*SET EXERCISE*: Retype only what runs from the beginning of the data through the line with "fontsize=23, va='center', ha='left')"; please omit the pictures and keep every line exact.

━━ PROVIDED DATA ━━

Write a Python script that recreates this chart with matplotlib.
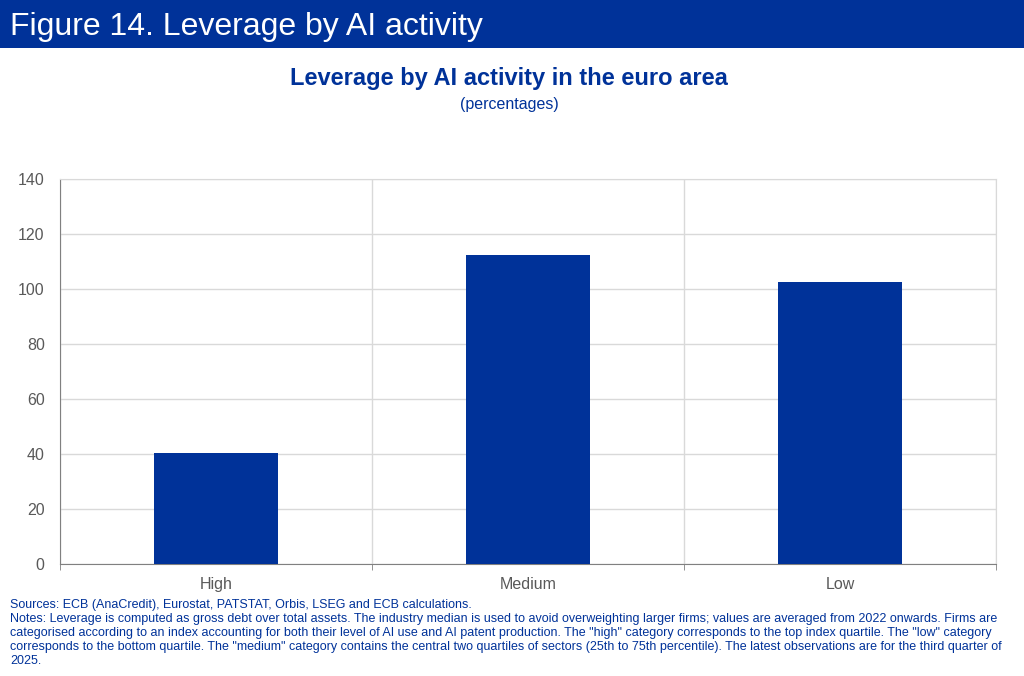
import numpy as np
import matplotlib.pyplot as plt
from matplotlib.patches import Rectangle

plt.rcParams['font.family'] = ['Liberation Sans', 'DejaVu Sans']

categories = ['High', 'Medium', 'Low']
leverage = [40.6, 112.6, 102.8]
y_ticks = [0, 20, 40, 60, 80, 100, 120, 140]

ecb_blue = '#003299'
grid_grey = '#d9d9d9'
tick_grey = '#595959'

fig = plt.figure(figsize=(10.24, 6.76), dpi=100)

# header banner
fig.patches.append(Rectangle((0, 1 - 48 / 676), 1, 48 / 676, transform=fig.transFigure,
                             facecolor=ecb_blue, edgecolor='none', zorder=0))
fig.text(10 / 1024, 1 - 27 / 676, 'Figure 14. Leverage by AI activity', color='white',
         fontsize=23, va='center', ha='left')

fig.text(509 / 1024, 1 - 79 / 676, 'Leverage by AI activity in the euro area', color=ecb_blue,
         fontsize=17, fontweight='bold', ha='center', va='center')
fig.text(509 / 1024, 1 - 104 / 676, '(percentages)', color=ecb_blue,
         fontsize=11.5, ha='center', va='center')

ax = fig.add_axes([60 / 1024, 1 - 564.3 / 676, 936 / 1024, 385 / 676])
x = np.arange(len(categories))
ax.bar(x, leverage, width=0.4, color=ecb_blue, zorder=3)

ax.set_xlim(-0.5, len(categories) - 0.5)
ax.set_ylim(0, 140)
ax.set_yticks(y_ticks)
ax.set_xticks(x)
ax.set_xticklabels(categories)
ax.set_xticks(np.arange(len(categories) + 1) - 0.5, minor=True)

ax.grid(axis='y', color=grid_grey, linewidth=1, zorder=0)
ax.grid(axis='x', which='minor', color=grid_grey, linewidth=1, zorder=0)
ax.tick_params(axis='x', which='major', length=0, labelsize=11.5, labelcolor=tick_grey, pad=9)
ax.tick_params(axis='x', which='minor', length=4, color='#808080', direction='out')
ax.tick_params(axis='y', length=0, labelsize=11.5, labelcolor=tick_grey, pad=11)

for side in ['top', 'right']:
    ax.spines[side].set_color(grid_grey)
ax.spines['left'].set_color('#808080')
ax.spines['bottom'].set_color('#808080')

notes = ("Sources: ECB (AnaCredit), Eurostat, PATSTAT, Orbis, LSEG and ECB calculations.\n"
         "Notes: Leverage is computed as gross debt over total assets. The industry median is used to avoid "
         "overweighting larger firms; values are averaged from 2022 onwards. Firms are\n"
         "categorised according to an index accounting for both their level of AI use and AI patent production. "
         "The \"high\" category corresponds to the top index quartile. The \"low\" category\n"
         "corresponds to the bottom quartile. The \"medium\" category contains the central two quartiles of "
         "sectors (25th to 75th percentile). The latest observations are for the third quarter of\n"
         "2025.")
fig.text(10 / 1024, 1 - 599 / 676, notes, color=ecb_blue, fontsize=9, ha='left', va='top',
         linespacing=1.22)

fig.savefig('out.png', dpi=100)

━━━

*OUTPUT BELOW*:
Write a Python script that recreates this chart with matplotlib.
import numpy as np
import matplotlib.pyplot as plt
from matplotlib.patches import Rectangle

plt.rcParams['font.family'] = ['Liberation Sans', 'DejaVu Sans']

categories = ['High', 'Medium', 'Low']
leverage = [40.6, 112.6, 102.8]
y_ticks = [0, 20, 40, 60, 80, 100, 120, 140]

ecb_blue = '#003299'
grid_grey = '#d9d9d9'
tick_grey = '#595959'

fig = plt.figure(figsize=(10.24, 6.76), dpi=100)

# header banner
fig.patches.append(Rectangle((0, 1 - 48 / 676), 1, 48 / 676, transform=fig.transFigure,
                             facecolor=ecb_blue, edgecolor='none', zorder=0))
fig.text(10 / 1024, 1 - 27 / 676, 'Figure 14. Leverage by AI activity', color='white',
         fontsize=23, va='center', ha='left')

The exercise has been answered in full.